‘I think it’s my job to try to push sculpture forward, to keep it moving, keep it alive’ – Antony Caro
Joyfully unfolding in three dimensions, Table Bronze Bud (1980) is a superb example of Anthony Caro’s groundbreaking abstract sculpture. Considered by many at the time to be Britain’s greatest living sculptor, by 1980 Caro had spent two decades liberating the genre from its closed, monumental and monolithic tradition. Composed of found sheet metal, Table Bronze Bud’s flat planes, cylindrical sections and arcing shapes are welded together, freely bearing their industrial origin. The work’s overall impression is one of concertina-like expansion; without a plinth, its abstract interplay of shape and balance takes place in the viewer’s world, becoming an open and direct exploration of form in space. It offers no fixed or central point of focus, and demands to be experienced from all sides, appearing constantly and surprisingly different from each angle. Caro recalled in a late interview that he ‘wanted sculpture to be something in its own right, not an illustration or representation, and as real as talking to another person’ (A. Caro, quoted in A. Ramchandani, ‘Anthony Caro,’ The Paris Review, 24 May 2011). Table Bronze Bud represents a triumph of this artistic mission, and the blossoming of a new era for sculpture.

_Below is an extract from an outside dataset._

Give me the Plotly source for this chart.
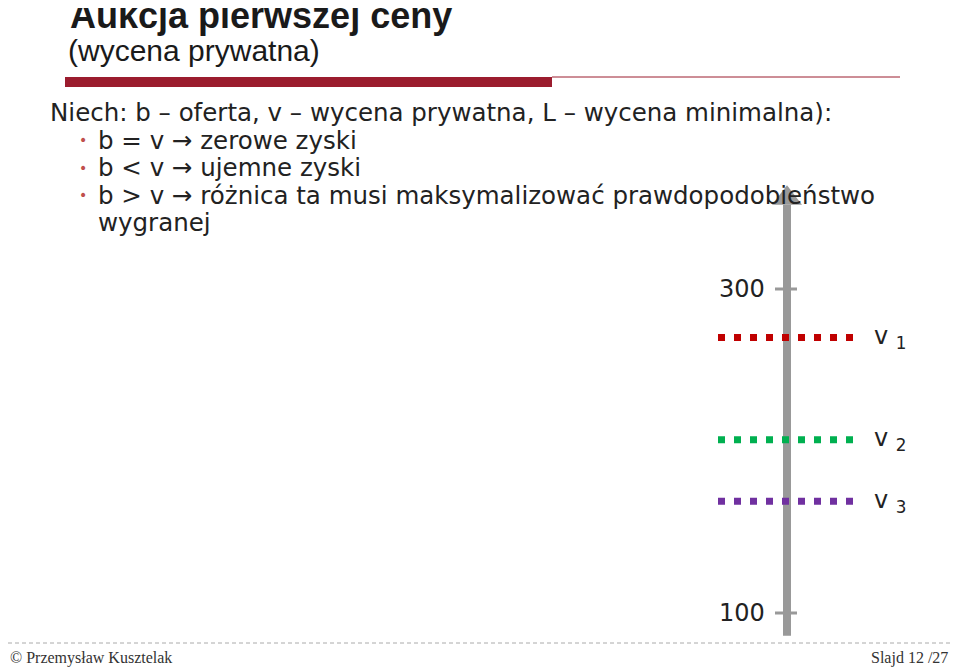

Early in his career, working on weightily modelled human figures in clay and bronze, Caro had reached a dead end. In 1959 he met the critic Clement Greenberg, who convinced him that he needed a radically new direction. Shortly afterwards, Caro won a scholarship to spend two months in the United States, where he befriended Abstract Expressionist painters including Helen Frankenthaler, Robert Motherwell and Kenneth Noland, and the sculptor David Smith. Smith’s collage-like constructions in welded metal, which assembled found objects and separate parts into expressive, decentralised wholes, were revelatory for Caro. He saw that sculpture could be like drawing or painting in three dimensions: that it needn’t be tied to the figure or confined to the plinth. On his return from New York, he salvaged scrap beams and girders from the London docks and set about constructing the seminal work Twenty Four Hours (1960, Tate Britain). Sculpture was never to be the same again. Over the following decades, Caro developed a formidable abstract vocabulary centred around steel, creating works that unfurled as syntheses of discrete elements. In 1975 he received a major travelling American retrospective that opened at the Museum of Modern Art, New York; it was around this time that he abandoned colour, focusing purely on unadorned metal, and creating table-top sculptures such as the present work. Table Bronze Bud sees the artist at the height of his practice, bringing his medium’s potential to glorious full bloom.